On pourrait noter ici la volonté de créer un parangon* : ‘Nouveau Scénic RX4’ comme parangon (meilleur exemplaire) de la classe des //voitures//. Or, en contexte, le sème microgénérique inhérent /voiture/ est inhibé sur ‘Nouveau Scénic RX4’. On soulignera davantage la volonté de créer une nouvelle classe, distincte de la classe « traditionnelle » des voitures, voire sans commune mesure avec elle.
=> LA MÉSOSÉMANTIQUE
Selon la linguistique traditionnelle, le palier de la phrase
est celui où règne la morphosyntaxe, discipline censée
échapper aux déterminations sémantiques. Pour une sémantique
des textes, il s’agit avant tout de mettre fin à la prétendue
autonomie de la syntaxe, et de reconnaître l’importance de
l’ordre herméneutique pour la description syntaxique – Rastier
précise que l’ordre herméneutique l’emporte en dernière
instance sur l’ordre syntagmatique dont relève la
syntaxe : les relations sémantiques rattachent toute
phrase à son contexte situationnel.
Dans ce cadre, la morphosyntaxe a un rôle important, mais
secondaire ; Rastier la conçoit comme un substrat des
opérations sémantiques, elle peut se définir comme un système
régulant la propagation des traits sémantiques
[69] (cf. supra, les contraintes et conditions d’accueil
pour les parcours interprétatifs).
Rastier souligne le caractère tout relatif de la frontière
qui sépare sémantique et syntaxe ; il utilise le concept
d’isotopie
[70] - créé par A.-J. Greimas (1966) - pour illustrer
leurs relations.
Il distingue entre isotopies prescrites par le système de la
langue (ou isosémies* - concept dû à B. Pottier) et celles qui
peuvent être dites facultatives (relativement au système de la
langue) dans la mesure où elles relèvent d’autres systèmes de
normes. Il conserve pour ces dernières le terme général
d’isotopies
[71]. Au terme d’une étude détaillée et exemplifiée
(présentée dans Sémantique pour l’analyse, Chapitre V),
Rastier formule la conclusion suivante : les parcours
interprétatifs qui permettent de constituer les isosémies sont
seulement plus simples que ceux qui permettent de construire
les isotopies.
Rastier s’intéresse aux phénomènes d’accord ; il montre
le caractère proprement sémantique des accords. Il s’intéresse
également à la rection et à la dépendance casuelle qu’il
envisage comme conditions d’accueil morphosyntaxiques, guidant
les propagations casuelles - les parcours interprétatifs qui
permettent l’assignation de cas sémantiques* apparaissant
alors comme des optimisations de contraintes ou de
préférences.
Bien qu’il considère les isotopies comme étant autonomes à
l’égard des relations syntaxiques, Rastier souligne le rôle
important que jouent les relations syntaxiques dans le tracé
du parcours interprétatif qui permet d’identifier une
isotopie : « elles rendent compte notamment du
caractère assimilateur ou dissimilateur des contextes »

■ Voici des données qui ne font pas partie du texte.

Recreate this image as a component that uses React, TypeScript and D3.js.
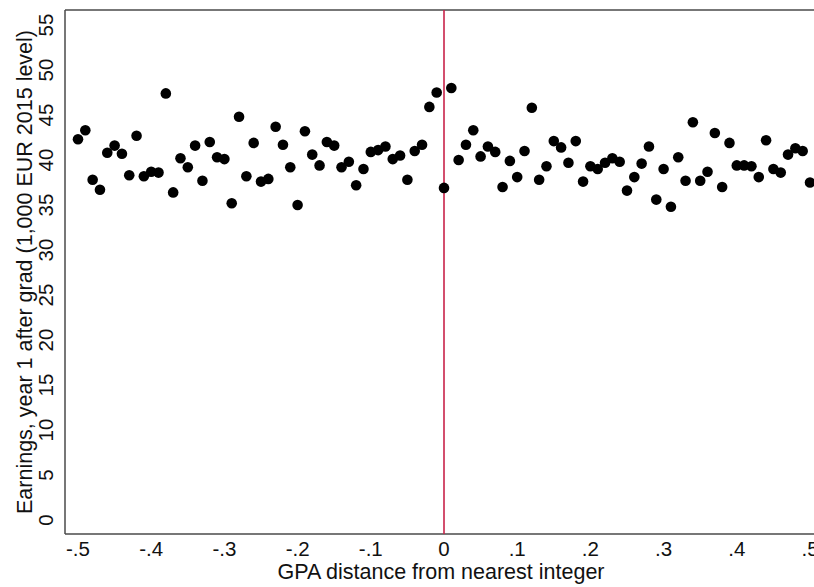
import React from "react";
import * as d3 from "d3";

const xValues: number[] = d3.range(-50, 51).map((i) => i / 100);
const earningsLeft: number[] = [
  42.3, 43.3, 37.8, 36.7, 40.8, 41.6, 40.7, 38.3, 42.7, 38.2,
  38.7, 38.6, 47.4, 36.4, 40.2, 39.2, 41.6, 37.7, 42.0, 40.3,
  40.1, 35.2, 44.8, 38.2, 41.9,
];
const earningsMidLeft: number[] = [
  37.6, 37.9, 43.7, 41.7, 39.2, 35.0, 43.2, 40.6, 39.4, 42.0,
  41.6, 39.2, 39.8, 37.2, 39.0, 40.9, 41.1, 41.5, 40.1, 40.5,
  37.8, 41.0, 41.7, 45.9, 47.5, 36.9,
];
const earningsMidRight: number[] = [
  48.0, 40.0, 41.7, 43.3, 40.4, 41.5, 40.9, 37.0, 39.9, 38.1,
  41.0, 45.8, 37.8, 39.3, 42.1, 41.4, 39.7, 42.1, 37.6, 39.3,
  39.0, 39.7, 40.2, 39.8, 36.6, 38.1,
];
const earningsRight: number[] = [
  39.6, 41.5, 35.6, 39.0, 34.8, 40.3, 37.7, 44.2, 37.7, 38.7,
  43.0, 37.0, 41.9, 39.4, 39.4, 39.3, 38.1, 42.2, 39.0, 38.6,
  40.6, 41.3, 41.0, 37.5,
];
const earnings: number[] = [...earningsLeft, ...earningsMidLeft, ...earningsMidRight, ...earningsRight];

const xTicks: number[] = [-0.5, -0.4, -0.3, -0.2, -0.1, 0, 0.1, 0.2, 0.3, 0.4, 0.5];
const xTickLabels: string[] = ["-.5", "-.4", "-.3", "-.2", "-.1", "0", ".1", ".2", ".3", ".4", ".5"];
const yTicks: number[] = [0, 5, 10, 15, 20, 25, 30, 35, 40, 45, 50, 55];

const W = 814;
const H = 587;
const FONT = "'Liberation Sans', Arial, Helvetica, sans-serif";

export default function App() {
  const x = d3.scaleLinear().domain([-0.5, 0.5]).range([78, 810]);
  const y = d3.scaleLinear().domain([0, 55]).range([520, 25]);
  const left = 65;
  const top = 10;
  const bottom = 534;
  const right = 840;
  const frameColor = "#4a4a4a";

  return (
    <svg width={W} height={H} style={{ position: "absolute", left: 0, top: 0, background: "#fff" }}>
      <rect x={0} y={0} width={W} height={H} fill="#fff" />
      {/* frame */}
      <line x1={left} x2={right} y1={top} y2={top} stroke={frameColor} strokeWidth={1.5} />
      <line x1={left} x2={left} y1={top} y2={bottom} stroke={frameColor} strokeWidth={1.5} />
      <line x1={left} x2={right} y1={bottom} y2={bottom} stroke={frameColor} strokeWidth={1.5} />
      {/* cutoff line */}
      <line x1={x(0)} x2={x(0)} y1={top} y2={bottom} stroke="#c8234a" strokeWidth={1.6} />
      {/* points */}
      {earnings.map((v, i) => (
        <circle key={i} cx={x(xValues[i])} cy={y(v)} r={5.3} fill="#000" />
      ))}
      {/* y tick labels */}
      {yTicks.map((t) => (
        <text
          key={t}
          transform={`translate(53,${y(t)}) rotate(-90)`}
          textAnchor="middle"
          fontFamily={FONT}
          fontSize={20.5}
          fill="#111"
        >
          {t}
        </text>
      ))}
      {/* x tick labels */}
      {xTicks.map((t, i) => (
        <text key={t} x={x(t)} y={555.5} textAnchor="middle" fontFamily={FONT} fontSize={20.5} fill="#111">
          {xTickLabels[i]}
        </text>
      ))}
      {/* axis titles */}
      <text
        transform={`translate(32,${(top + bottom) / 2}) rotate(-90)`}
        textAnchor="middle"
        fontFamily={FONT}
        fontSize={21.5}
        fill="#111"
      >
        Earnings, year 1 after grad (1,000 EUR 2015 level)
      </text>
      <text x={441} y={579} textAnchor="middle" fontFamily={FONT} fontSize={21.5} fill="#111">
        GPA distance from nearest integer
      </text>
    </svg>
  );
}
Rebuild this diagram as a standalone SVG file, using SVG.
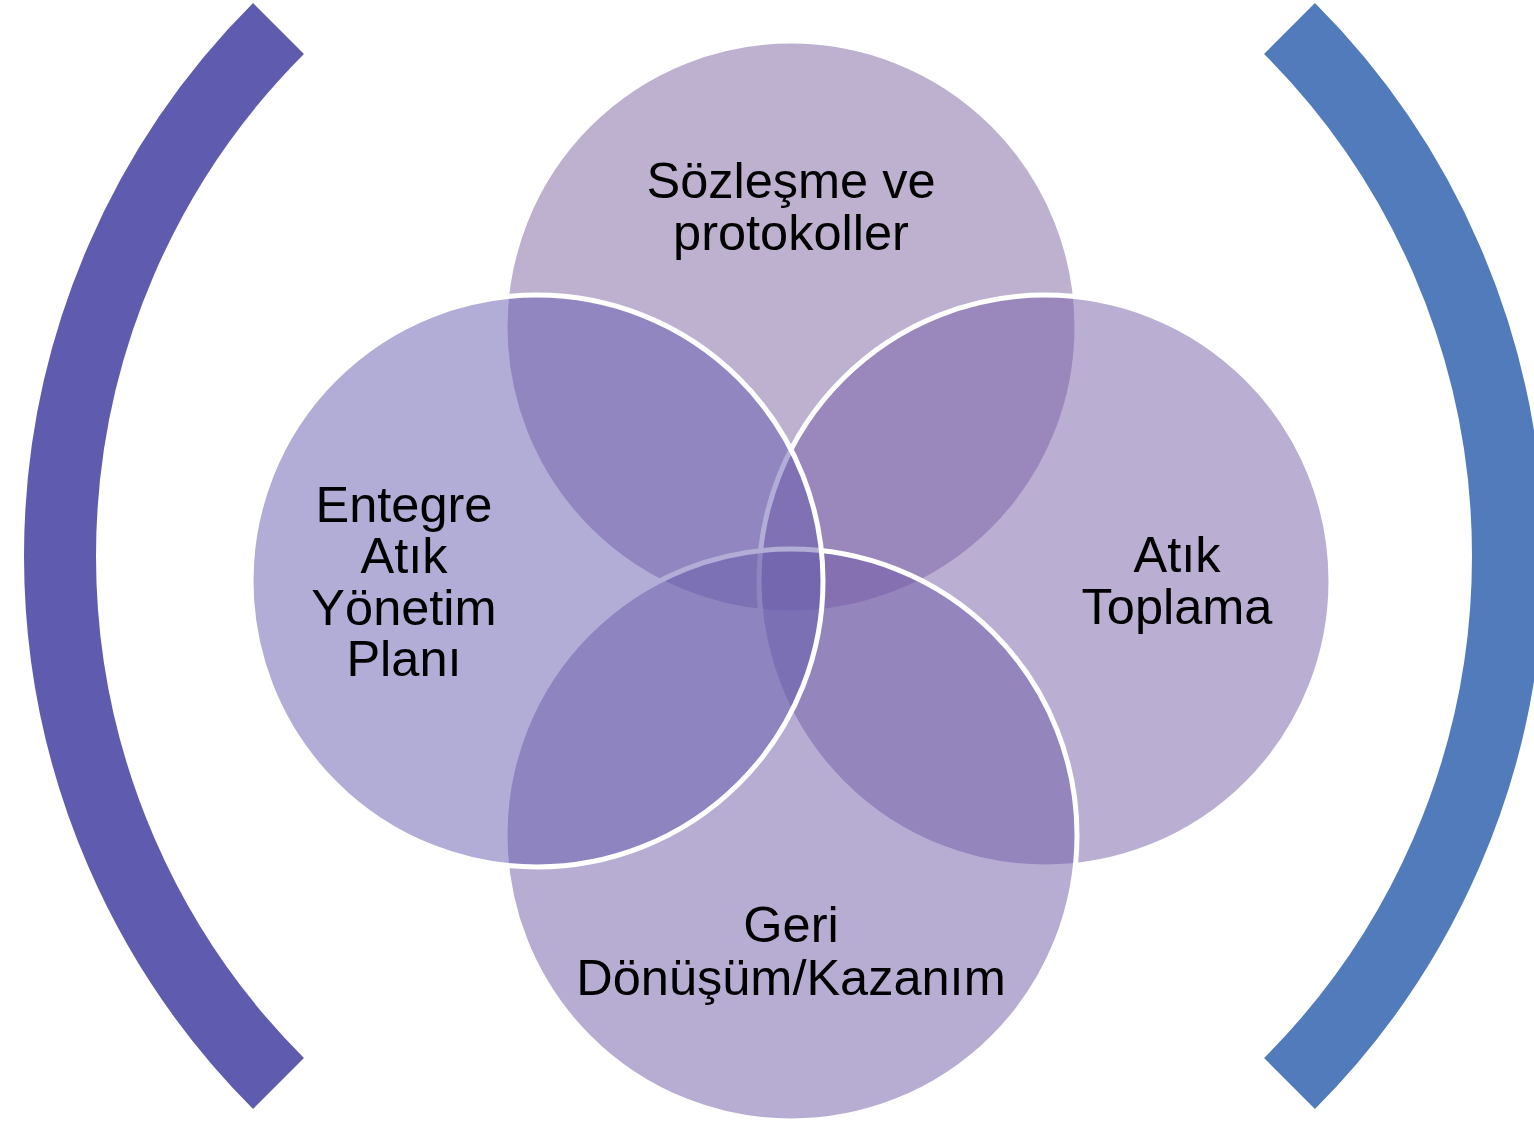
<svg xmlns="http://www.w3.org/2000/svg" width="1534" height="1121" viewBox="0 0 1534 1121">
<style>
.c{stroke:#ffffff;stroke-width:5}
.t{font-family:"Liberation Sans",Arial,sans-serif;font-size:50.5px;fill:#000000;text-anchor:middle}
.br{fill:none;stroke-width:72;stroke-linecap:butt}
</style>
<rect width="1534" height="1121" fill="#ffffff"/>
<g id="bracket-left"><path class="br" stroke="#5F5BAE" d="M 278.5 28.5 A 746 746 0 0 0 278.5 1083.5"/></g>
<g id="bracket-right"><path class="br" stroke="#527BBB" d="M 1289.5 28.5 A 746 746 0 0 1 1289.5 1083.5"/></g>
<g id="node-top"><circle class="c" cx="791" cy="327" r="286" fill="#7D63A1" fill-opacity="0.5"/></g>
<g id="node-right"><circle class="c" cx="1045" cy="581" r="286" fill="#755DA5" fill-opacity="0.5"/></g>
<g id="node-bottom"><circle class="c" cx="791" cy="835" r="286" fill="#6F5BA7" fill-opacity="0.5"/></g>
<g id="node-left"><circle class="c" cx="537" cy="581" r="286" fill="#635BAD" fill-opacity="0.5"/></g>
<g id="labels">
<text class="t" x="791" y="198">Sözleşme ve</text>
<text class="t" x="791" y="250">protokoller</text>
<text class="t" x="404" y="522">Entegre</text>
<text class="t" x="404" y="573">Atık</text>
<text class="t" x="404" y="625">Yönetim</text>
<text class="t" x="404" y="676">Planı</text>
<text class="t" x="1177" y="572">Atık</text>
<text class="t" x="1177" y="624">Toplama</text>
<text class="t" x="791" y="942">Geri</text>
<text class="t" x="791" y="995">Dönüşüm/Kazanım</text>
</g>
</svg>
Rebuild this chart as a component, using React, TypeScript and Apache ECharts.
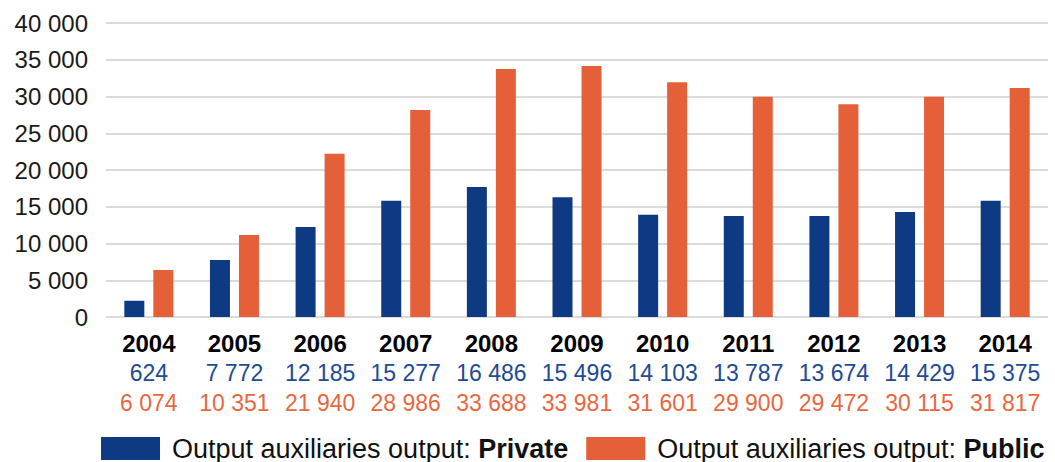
import React, { useEffect, useRef } from "react";
import * as echarts from "echarts";

const years = ["2004", "2005", "2006", "2007", "2008", "2009", "2010", "2011", "2012", "2013", "2014"];
// bar heights as drawn in the picture
const privateBars = [2200, 7750, 12250, 15800, 17700, 16300, 13900, 13750, 13750, 14300, 15800];
const publicBars = [6400, 11150, 22200, 28150, 33750, 34150, 31950, 29950, 28950, 29950, 31150];
// value labels printed under the axis
const privateLabels = ["624", "7 772", "12 185", "15 277", "16 486", "15 496", "14 103", "13 787", "13 674", "14 429", "15 375"];
const publicLabels = ["6 074", "10 351", "21 940", "28 986", "33 688", "33 981", "31 601", "29 900", "29 472", "30 115", "31 817"];
const seriesNames = ["Output auxiliaries output: Private", "Output auxiliaries output: Public"];

const BLUE = "#0E3A84";
const ORANGE = "#E55F39";
const FONT = "'Liberation Sans', Arial, sans-serif";

function fmt(v: number): string {
  return String(v).replace(/\B(?=(\d{3})+(?!\d))/g, " ");
}

export default function App() {
  const ref = useRef<HTMLDivElement>(null);
  useEffect(() => {
    document.body.style.margin = "0";
    const chart = echarts.init(ref.current!, null, { renderer: "svg" });
    chart.setOption({
      animation: false,
      backgroundColor: "#ffffff",
      textStyle: { fontFamily: FONT },
      grid: { left: 106, right: 7, top: 23, bottom: 145, containLabel: false },
      legend: {
        left: 101,
        top: 435,
        padding: 0,
        icon: "rect",
        itemWidth: 59,
        itemHeight: 23,
        itemGap: 18,
        data: seriesNames,
        textStyle: {
          fontFamily: FONT,
          fontSize: 27,
          color: "#111",
          padding: [0, 0, 0, 7],
          lineHeight: 24,
          rich: {
            r: { fontFamily: FONT, fontSize: 27, color: "#111", lineHeight: 24 },
            b: { fontFamily: FONT, fontSize: 27, color: "#111", fontWeight: "bold", lineHeight: 24 },
          },
        },
        formatter: (name: string) => {
          const i = name.lastIndexOf(": ");
          return "{r|" + name.slice(0, i + 2) + "}{b|" + name.slice(i + 2) + "}";
        },
      },
      xAxis: {
        type: "category",
        data: years,
        axisLine: { show: false },
        axisTick: { show: false },
        axisLabel: {
          margin: 11,
          interval: 0,
          formatter: (v: string, idx: number) =>
            "{y|" + v + "}\n{p|" + privateLabels[idx] + "}\n{q|" + publicLabels[idx] + "}",
          rich: {
            y: { fontFamily: FONT, fontSize: 24, fontWeight: "bold", color: "#000", lineHeight: 30 },
            p: { fontFamily: FONT, fontSize: 23, color: "#1E4A96", lineHeight: 30 },
            q: { fontFamily: FONT, fontSize: 23, color: "#E8673F", lineHeight: 30 },
          },
        },
      },
      yAxis: {
        type: "value",
        min: 0,
        max: 40000,
        interval: 5000,
        axisLine: { show: false },
        axisTick: { show: false },
        splitLine: { lineStyle: { color: "#CFCFCF", width: 1.5 } },
        axisLabel: {
          margin: 18,
          fontFamily: FONT,
          fontSize: 24,
          color: "#1a1a1a",
          formatter: (v: number) => fmt(v),
        },
      },
      series: [
        {
          name: seriesNames[0],
          type: "bar",
          data: privateBars,
          barWidth: 20,
          barGap: "45%",
          itemStyle: { color: BLUE },
        },
        {
          name: seriesNames[1],
          type: "bar",
          data: publicBars,
          barWidth: 20,
          barGap: "45%",
          itemStyle: { color: ORANGE },
        },
      ],
    });
    return () => chart.dispose();
  }, []);
  return <div ref={ref} style={{ width: 1055, height: 462 }} />;
}
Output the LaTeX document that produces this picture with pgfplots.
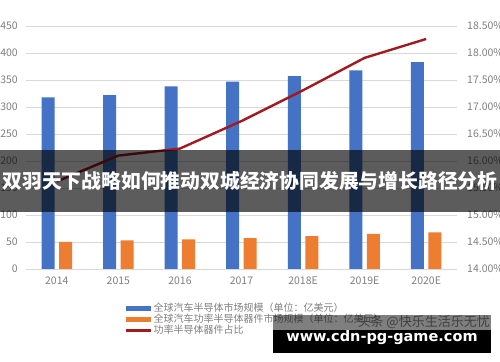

(Rastier, 1996a, pp. 96-97).
2.2.4. La notion d’isotopie
Une isotopie sémantique est définie comme l’effet de la récurrence d’un même sème, dit sème isotopant. Les relations d’identité entre les occurrences du sème isotopant induisent des relations d’équivalence entre les sémèmes qui les incluent.
Rastier étend le concept d’isotopie aux différents types de sèmes. La distinction entre sème générique et sème spécifique se retrouve au palier mésosémantique avec la distinction entre isotopie générique, induite par la récurrence d’un sème générique, et isotopie spécifique, induite par la récurrence d’un sème spécifique.
2.2.4.A. Isotopies génériques
Les isotopies génériques se divisent en trois types selon les classes qu’elles manifestent.
Nous présenterons plus en détail la notion d’isotopie générique au Chapitre 2.
2.2.4.B. Isotopies spécifiques
Les isotopies spécifiques reposent quant à elles sur des
récurrences de sèmes spécifiques ; par exemple, dans
L’aube allume la source (P. Éluard), la récurrence du
sème spécifique /inchoatif/ inhérent aux sémantèmes de ‘aube’,
‘allume’ et ‘source’, induit une isotopie spécifique.
Les isotopies spécifiques permettent notamment d’analyser en
détail les isotopies génériques et de les articuler entre
elles ; selon Rastier, elles sont un facteur primordial
de la cohésion* des périodes (et, au-delà, des textes).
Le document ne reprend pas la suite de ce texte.